I ran all four on the same real NYC taxi data from Module 1 — predicting the fare from a ride's distance and passenger count. Here's the R² each scored on rides it had never seen (1.0 = perfect, 0.0 = no better than guessing the average fare):

model               train R²   test R²
Linear Regression    0.846     0.848
Decision Tree        0.932     0.769   ← overfit — worst on new data
Random Forest        0.922     0.849
Gradient Boosting    0.903     0.883   ← winner
Run this yourself in Colab

Real data, fixed seed — you'll get the same four numbers.

Here's the lesson, and it's more useful than "fancy always wins" or "simple always wins." Gradient boosting did win — but look how close it was: plain linear regression, the simplest model by far, landed at 0.848 versus the winner's 0.883. A ~3.5-point gap. The simple baseline tied the random forest and came within a whisker of the best model on the board, for a tiny fraction of the complexity.
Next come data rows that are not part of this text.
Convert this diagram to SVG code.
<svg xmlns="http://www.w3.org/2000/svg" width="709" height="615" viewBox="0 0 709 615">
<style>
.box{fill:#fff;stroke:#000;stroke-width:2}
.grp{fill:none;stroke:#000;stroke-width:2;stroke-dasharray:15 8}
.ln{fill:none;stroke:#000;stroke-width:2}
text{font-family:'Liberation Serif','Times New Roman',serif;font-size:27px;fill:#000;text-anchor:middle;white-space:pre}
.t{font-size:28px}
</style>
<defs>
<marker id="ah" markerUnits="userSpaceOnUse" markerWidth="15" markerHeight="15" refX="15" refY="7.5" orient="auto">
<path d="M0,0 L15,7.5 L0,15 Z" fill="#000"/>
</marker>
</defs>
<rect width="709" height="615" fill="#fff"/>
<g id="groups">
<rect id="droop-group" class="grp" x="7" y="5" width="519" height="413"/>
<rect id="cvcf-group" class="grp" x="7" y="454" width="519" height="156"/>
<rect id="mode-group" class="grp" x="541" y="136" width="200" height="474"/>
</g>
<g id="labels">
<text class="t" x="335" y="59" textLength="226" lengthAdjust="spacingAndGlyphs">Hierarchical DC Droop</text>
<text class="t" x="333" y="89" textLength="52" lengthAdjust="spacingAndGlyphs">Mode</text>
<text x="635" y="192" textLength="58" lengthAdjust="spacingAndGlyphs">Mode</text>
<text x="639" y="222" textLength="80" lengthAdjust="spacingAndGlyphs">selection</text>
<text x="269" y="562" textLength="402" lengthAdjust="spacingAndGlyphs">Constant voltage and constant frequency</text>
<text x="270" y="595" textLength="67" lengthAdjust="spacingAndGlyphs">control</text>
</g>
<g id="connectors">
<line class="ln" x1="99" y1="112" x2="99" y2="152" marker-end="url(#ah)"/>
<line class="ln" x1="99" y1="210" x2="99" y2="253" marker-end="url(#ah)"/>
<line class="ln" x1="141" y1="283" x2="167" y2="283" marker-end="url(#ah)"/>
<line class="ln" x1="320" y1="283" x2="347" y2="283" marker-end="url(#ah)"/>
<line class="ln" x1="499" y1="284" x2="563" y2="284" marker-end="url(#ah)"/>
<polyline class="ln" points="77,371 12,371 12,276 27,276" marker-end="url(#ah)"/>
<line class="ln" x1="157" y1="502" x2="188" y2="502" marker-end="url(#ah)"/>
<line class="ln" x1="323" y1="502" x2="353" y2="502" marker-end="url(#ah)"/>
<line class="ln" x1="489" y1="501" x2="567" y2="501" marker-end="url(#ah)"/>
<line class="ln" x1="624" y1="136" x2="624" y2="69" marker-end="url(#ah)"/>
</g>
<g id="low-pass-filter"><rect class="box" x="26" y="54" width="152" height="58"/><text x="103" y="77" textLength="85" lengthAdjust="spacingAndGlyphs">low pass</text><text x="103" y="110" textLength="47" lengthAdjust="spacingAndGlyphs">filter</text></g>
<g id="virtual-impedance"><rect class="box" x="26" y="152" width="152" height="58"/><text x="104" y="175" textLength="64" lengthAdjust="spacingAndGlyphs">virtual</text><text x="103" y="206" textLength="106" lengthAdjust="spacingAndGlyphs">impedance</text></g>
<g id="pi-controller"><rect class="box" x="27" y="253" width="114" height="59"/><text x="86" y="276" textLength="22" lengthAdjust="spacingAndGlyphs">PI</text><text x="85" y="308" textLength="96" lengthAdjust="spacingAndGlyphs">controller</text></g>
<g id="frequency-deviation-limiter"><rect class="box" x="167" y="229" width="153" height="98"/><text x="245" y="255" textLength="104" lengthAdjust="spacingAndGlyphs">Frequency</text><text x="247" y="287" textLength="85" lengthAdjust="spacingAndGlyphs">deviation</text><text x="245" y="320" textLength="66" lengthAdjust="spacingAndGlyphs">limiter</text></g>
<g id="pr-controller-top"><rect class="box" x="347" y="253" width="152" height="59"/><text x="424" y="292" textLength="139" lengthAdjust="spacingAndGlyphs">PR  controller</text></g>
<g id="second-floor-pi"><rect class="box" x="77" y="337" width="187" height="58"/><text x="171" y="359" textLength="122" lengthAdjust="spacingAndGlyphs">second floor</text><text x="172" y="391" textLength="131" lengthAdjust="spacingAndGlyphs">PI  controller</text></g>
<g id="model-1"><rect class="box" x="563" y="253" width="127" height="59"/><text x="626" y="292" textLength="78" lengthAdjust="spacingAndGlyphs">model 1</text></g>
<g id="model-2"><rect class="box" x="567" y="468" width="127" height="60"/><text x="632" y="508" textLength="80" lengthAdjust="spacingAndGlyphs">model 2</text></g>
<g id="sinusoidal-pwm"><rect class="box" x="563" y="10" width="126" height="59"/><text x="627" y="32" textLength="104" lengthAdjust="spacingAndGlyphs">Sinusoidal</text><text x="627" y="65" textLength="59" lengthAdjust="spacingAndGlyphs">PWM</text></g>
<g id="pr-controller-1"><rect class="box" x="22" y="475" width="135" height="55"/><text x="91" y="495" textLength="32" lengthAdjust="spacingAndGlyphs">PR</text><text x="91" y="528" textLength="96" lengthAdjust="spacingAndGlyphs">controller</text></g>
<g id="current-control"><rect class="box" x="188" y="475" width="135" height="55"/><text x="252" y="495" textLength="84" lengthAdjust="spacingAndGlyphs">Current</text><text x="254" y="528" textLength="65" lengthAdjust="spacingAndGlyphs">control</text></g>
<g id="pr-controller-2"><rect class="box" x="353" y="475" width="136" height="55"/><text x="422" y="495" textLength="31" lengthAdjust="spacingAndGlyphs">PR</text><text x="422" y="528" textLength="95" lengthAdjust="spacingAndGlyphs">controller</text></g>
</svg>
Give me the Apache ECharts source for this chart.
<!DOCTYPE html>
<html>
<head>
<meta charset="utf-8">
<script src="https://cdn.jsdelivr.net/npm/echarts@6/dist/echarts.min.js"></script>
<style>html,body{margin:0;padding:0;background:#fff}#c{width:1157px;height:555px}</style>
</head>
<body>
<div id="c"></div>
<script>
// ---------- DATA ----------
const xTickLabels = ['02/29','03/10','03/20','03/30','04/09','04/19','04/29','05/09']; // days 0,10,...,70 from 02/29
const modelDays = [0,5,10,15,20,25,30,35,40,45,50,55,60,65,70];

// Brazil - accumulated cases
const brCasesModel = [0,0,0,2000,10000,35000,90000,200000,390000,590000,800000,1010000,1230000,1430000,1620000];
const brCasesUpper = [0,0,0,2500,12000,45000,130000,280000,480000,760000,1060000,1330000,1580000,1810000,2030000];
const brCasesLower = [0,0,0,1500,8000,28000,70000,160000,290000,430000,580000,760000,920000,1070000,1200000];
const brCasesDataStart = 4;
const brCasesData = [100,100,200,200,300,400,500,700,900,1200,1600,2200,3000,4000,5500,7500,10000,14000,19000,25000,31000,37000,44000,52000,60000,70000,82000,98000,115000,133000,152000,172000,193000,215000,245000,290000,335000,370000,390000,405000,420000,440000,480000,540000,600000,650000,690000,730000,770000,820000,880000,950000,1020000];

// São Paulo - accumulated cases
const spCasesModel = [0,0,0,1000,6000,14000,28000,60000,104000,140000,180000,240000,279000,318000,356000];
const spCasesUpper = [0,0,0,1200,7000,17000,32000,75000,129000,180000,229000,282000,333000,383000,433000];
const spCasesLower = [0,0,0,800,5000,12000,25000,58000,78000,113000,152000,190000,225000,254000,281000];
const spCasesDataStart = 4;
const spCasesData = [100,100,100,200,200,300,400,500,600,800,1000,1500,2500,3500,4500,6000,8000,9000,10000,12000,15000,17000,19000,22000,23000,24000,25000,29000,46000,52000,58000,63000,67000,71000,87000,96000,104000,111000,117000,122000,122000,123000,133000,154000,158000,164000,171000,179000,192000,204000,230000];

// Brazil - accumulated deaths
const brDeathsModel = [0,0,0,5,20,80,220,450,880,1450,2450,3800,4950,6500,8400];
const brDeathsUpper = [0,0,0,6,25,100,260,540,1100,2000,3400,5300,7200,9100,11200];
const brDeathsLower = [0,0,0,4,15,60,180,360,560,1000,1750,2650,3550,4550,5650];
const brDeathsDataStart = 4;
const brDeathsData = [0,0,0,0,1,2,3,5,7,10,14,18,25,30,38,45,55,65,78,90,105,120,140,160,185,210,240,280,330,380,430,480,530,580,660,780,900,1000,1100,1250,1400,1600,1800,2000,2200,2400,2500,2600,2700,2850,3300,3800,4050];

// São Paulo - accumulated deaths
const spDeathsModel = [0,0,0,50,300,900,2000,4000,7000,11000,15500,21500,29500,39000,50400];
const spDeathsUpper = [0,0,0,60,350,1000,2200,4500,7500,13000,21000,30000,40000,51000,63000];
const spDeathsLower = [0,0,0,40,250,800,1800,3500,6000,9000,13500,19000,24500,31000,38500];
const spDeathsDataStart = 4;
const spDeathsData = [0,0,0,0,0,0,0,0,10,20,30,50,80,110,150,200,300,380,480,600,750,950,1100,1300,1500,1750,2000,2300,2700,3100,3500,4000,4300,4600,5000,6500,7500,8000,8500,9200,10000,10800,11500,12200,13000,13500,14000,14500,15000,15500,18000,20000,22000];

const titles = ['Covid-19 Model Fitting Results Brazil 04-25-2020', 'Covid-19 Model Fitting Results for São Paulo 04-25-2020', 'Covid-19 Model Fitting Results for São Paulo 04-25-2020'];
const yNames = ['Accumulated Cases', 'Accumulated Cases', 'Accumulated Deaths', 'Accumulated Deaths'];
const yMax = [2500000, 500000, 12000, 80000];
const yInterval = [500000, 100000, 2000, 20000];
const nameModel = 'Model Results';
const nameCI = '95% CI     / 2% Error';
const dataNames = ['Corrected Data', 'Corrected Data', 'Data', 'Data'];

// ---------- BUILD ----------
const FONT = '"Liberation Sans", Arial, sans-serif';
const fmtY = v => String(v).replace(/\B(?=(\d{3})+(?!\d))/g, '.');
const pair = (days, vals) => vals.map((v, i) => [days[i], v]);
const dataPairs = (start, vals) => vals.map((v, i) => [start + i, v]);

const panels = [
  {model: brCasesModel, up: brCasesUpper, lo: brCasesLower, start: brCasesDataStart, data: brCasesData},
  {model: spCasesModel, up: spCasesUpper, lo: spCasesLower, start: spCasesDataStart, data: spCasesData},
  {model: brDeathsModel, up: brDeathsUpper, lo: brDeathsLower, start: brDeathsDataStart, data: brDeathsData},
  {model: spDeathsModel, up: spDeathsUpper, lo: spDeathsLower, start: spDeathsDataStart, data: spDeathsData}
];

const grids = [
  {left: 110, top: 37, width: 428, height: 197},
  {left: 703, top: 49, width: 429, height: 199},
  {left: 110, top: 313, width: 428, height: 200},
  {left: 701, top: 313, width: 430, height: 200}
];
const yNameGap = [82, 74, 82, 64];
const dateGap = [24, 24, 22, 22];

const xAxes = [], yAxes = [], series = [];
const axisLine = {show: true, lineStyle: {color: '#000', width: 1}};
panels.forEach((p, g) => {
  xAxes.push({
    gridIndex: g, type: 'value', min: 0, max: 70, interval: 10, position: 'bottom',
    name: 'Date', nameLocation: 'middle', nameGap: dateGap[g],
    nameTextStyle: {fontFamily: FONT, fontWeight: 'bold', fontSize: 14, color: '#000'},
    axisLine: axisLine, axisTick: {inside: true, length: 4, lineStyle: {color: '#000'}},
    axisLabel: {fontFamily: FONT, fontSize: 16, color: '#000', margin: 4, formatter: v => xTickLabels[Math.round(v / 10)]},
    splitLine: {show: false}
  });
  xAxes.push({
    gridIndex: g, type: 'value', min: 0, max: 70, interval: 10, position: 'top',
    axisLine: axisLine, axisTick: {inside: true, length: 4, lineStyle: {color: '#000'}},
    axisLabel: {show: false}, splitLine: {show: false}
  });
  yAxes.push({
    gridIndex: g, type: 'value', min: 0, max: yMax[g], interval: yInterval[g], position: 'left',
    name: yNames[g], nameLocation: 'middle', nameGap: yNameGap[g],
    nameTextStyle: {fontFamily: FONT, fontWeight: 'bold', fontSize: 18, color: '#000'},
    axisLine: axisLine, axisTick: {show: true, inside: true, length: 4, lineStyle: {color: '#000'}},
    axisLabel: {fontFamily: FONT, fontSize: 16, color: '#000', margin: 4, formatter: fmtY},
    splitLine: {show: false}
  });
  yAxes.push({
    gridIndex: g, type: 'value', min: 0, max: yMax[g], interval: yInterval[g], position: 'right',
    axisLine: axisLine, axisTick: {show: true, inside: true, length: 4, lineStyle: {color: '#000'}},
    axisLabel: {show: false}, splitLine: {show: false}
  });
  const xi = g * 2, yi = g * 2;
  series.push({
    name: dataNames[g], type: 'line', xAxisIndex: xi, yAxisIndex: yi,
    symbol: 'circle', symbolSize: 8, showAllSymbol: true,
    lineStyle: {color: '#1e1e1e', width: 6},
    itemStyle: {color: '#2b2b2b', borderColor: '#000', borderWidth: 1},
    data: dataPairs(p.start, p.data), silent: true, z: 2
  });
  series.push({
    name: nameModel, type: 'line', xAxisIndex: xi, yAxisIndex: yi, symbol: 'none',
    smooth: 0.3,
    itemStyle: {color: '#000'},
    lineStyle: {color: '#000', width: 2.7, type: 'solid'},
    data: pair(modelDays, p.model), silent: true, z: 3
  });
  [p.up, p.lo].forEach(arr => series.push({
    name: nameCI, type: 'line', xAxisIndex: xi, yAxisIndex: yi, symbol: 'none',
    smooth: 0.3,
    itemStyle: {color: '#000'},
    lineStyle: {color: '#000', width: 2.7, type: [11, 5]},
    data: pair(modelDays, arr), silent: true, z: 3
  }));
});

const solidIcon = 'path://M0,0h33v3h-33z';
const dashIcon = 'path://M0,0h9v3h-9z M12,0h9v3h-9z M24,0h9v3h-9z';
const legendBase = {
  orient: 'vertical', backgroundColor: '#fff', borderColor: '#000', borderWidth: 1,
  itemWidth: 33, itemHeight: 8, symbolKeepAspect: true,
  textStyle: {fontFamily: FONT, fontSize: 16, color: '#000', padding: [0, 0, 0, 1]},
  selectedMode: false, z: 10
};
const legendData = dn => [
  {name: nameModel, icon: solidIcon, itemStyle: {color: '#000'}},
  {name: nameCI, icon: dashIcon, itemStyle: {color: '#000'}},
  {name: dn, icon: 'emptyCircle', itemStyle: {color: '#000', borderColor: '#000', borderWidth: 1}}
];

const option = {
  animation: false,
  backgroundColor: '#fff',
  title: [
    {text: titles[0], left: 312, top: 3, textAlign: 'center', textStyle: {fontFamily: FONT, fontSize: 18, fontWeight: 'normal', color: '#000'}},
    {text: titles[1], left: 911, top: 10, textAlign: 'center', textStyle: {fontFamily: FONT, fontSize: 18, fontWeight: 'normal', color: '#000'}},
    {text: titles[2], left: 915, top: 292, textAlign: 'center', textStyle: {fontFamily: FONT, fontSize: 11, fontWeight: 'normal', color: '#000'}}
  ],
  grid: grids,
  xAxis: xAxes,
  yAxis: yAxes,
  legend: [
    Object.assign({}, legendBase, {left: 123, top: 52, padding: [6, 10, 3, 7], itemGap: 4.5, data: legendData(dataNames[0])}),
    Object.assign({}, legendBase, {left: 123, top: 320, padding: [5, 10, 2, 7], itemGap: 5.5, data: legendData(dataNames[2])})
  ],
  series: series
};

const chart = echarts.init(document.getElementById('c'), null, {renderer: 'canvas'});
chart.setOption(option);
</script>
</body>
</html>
Meanwhile the lone decision tree overfit — near-top training score, worst test score — exactly the Module 1 trap. So the rule a senior engineer actually follows: always run the simple baseline first. It's usually right there, it's cheaper, faster and explainable, and it tells you whether a fancy model's extra few points are even worth paying for. Sometimes they are; often they aren't.

The map: when to use what

Structured / tabular data (rows and columns, spreadsheets, business data) → gradient boosting usually wins. Classic ML is not dead here; it dominates. (Our taxi run is a live example — boosting on top.)

Unstructured data (images, text, audio) → deep learning.

So how much classic ML does a GenAI engineer use? You live mostly in deep-learning land — but you'll be tested on these, you'll use them for the countless tabular problems around any AI product, and they're the foundation of everything else. Not gatekeeping — scaffolding.

Try it yourself

import seaborn as sns
from sklearn.model_selection import train_test_split
from sklearn.linear_model import LinearRegression
from sklearn.ensemble import RandomForestRegressor, GradientBoostingRegressor
from sklearn.tree import DecisionTreeRegressor

df = sns.load_dataset("taxis").dropna(subset=["distance", "passengers", "fare"])
X, y = df[["distance", "passengers"]], df["fare"]
Xtr, Xte, ytr, yte = train_test_split(X, y, test_size=0.3, random_state=42)

for name, m in [
    ("linear", LinearRegression()),
    ("tree",   DecisionTreeRegressor(random_state=42)),
    ("forest", RandomForestRegressor(n_estimators=200, random_state=42)),
    ("boost",  GradientBoostingRegressor(random_state=42)),
]:
    m.fit(Xtr, ytr)
    print(name, round(m.score(Xtr, ytr), 3), round(m.score(Xte, yte), 3))

Interview questions

Difference between bagging and boosting?

Bagging (random forest) trains many models in parallel on random subsets and averages them — reduces variance. Boosting (XGBoost) trains models sequentially, each correcting the last's errors — reduces bias, usually higher accuracy but needs careful tuning.

Why is it called logistic regression if it classifies?

Because it regresses a linear function on the log-odds, then maps that to a probability with the sigmoid. The machinery is regression; the thresholded output makes it a classifier — and it's the ancestor of neural-net softmax.

When would you pick a simple model over a deep neural net?

Tabular data, small datasets, when interpretability is required (finance, healthcare), tight compute/latency budgets, or when the baseline already performs well. The experiment above is a live example.

What's feature importance and why does it matter?

A score of how much each input drove predictions. It gives interpretability — you can explain and debug decisions — which neural networks largely sacrifice. Crucial anywhere "why did the model decide this?" is a legal or trust requirement.